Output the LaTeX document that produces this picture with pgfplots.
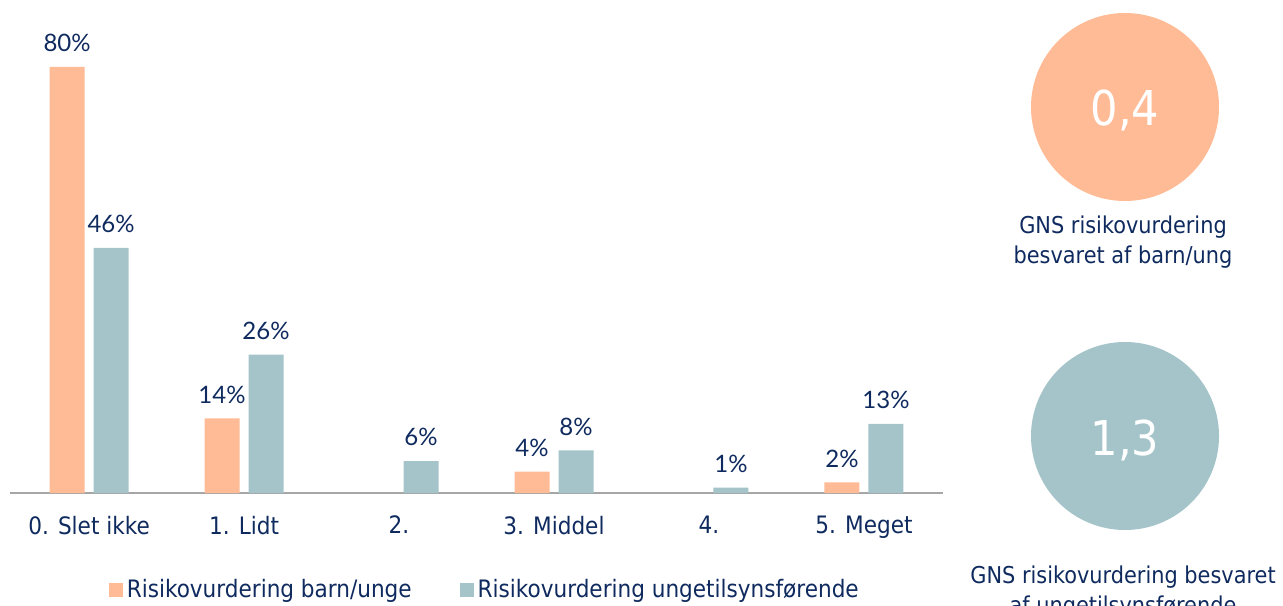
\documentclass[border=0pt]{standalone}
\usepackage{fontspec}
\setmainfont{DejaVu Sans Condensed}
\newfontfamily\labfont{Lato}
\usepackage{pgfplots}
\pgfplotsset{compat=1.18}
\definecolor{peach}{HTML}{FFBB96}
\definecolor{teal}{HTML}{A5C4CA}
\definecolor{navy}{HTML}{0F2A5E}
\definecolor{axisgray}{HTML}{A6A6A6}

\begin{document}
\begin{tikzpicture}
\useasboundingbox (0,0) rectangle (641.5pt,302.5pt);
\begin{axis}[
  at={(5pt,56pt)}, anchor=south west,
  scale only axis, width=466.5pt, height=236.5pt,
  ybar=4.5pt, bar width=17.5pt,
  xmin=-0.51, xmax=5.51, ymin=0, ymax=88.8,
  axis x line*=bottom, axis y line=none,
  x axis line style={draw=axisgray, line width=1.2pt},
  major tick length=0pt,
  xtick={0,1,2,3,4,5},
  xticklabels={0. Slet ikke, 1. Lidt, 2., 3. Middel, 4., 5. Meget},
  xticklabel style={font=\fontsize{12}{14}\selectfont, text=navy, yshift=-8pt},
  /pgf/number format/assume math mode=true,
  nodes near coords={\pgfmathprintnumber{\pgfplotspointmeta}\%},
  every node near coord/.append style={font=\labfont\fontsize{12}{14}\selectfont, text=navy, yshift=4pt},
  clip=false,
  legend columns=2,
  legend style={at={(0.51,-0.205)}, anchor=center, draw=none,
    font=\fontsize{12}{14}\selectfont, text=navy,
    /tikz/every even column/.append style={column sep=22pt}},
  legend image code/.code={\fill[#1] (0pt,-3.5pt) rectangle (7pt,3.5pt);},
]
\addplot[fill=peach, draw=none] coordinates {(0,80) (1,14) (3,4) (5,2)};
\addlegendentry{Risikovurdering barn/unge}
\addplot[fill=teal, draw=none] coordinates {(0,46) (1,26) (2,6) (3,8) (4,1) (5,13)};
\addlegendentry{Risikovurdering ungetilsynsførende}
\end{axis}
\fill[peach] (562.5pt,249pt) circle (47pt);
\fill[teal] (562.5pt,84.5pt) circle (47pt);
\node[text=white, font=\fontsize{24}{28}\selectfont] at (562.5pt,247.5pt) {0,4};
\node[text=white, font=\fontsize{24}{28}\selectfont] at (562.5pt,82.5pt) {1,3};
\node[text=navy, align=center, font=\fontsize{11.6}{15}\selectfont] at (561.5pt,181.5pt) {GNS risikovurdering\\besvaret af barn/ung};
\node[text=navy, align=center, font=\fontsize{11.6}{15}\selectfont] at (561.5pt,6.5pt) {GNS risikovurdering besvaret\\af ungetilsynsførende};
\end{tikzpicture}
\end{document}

→ **Written exercise**:
Repeat the listing in full and exactly. Do not include any images.

→ **Solution to the exercise**:
Output the LaTeX document that produces this picture with pgfplots.
\documentclass[border=0pt]{standalone}
\usepackage{fontspec}
\setmainfont{DejaVu Sans Condensed}
\newfontfamily\labfont{Lato}
\usepackage{pgfplots}
\pgfplotsset{compat=1.18}
\definecolor{peach}{HTML}{FFBB96}
\definecolor{teal}{HTML}{A5C4CA}
\definecolor{navy}{HTML}{0F2A5E}
\definecolor{axisgray}{HTML}{A6A6A6}

\begin{document}
\begin{tikzpicture}
\useasboundingbox (0,0) rectangle (641.5pt,302.5pt);
\begin{axis}[
  at={(5pt,56pt)}, anchor=south west,
  scale only axis, width=466.5pt, height=236.5pt,
  ybar=4.5pt, bar width=17.5pt,
  xmin=-0.51, xmax=5.51, ymin=0, ymax=88.8,
  axis x line*=bottom, axis y line=none,
  x axis line style={draw=axisgray, line width=1.2pt},
  major tick length=0pt,
  xtick={0,1,2,3,4,5},
  xticklabels={0. Slet ikke, 1. Lidt, 2., 3. Middel, 4., 5. Meget},
  xticklabel style={font=\fontsize{12}{14}\selectfont, text=navy, yshift=-8pt},
  /pgf/number format/assume math mode=true,
  nodes near coords={\pgfmathprintnumber{\pgfplotspointmeta}\%},
  every node near coord/.append style={font=\labfont\fontsize{12}{14}\selectfont, text=navy, yshift=4pt},
  clip=false,
  legend columns=2,
  legend style={at={(0.51,-0.205)}, anchor=center, draw=none,
    font=\fontsize{12}{14}\selectfont, text=navy,
    /tikz/every even column/.append style={column sep=22pt}},
  legend image code/.code={\fill[#1] (0pt,-3.5pt) rectangle (7pt,3.5pt);},
]
\addplot[fill=peach, draw=none] coordinates {(0,80) (1,14) (3,4) (5,2)};
\addlegendentry{Risikovurdering barn/unge}
\addplot[fill=teal, draw=none] coordinates {(0,46) (1,26) (2,6) (3,8) (4,1) (5,13)};
\addlegendentry{Risikovurdering ungetilsynsførende}
\end{axis}
\fill[peach] (562.5pt,249pt) circle (47pt);
\fill[teal] (562.5pt,84.5pt) circle (47pt);
\node[text=white, font=\fontsize{24}{28}\selectfont] at (562.5pt,247.5pt) {0,4};
\node[text=white, font=\fontsize{24}{28}\selectfont] at (562.5pt,82.5pt) {1,3};
\node[text=navy, align=center, font=\fontsize{11.6}{15}\selectfont] at (561.5pt,181.5pt) {GNS risikovurdering\\besvaret af barn/ung};
\node[text=navy, align=center, font=\fontsize{11.6}{15}\selectfont] at (561.5pt,6.5pt) {GNS risikovurdering besvaret\\af ungetilsynsførende};
\end{tikzpicture}
\end{document}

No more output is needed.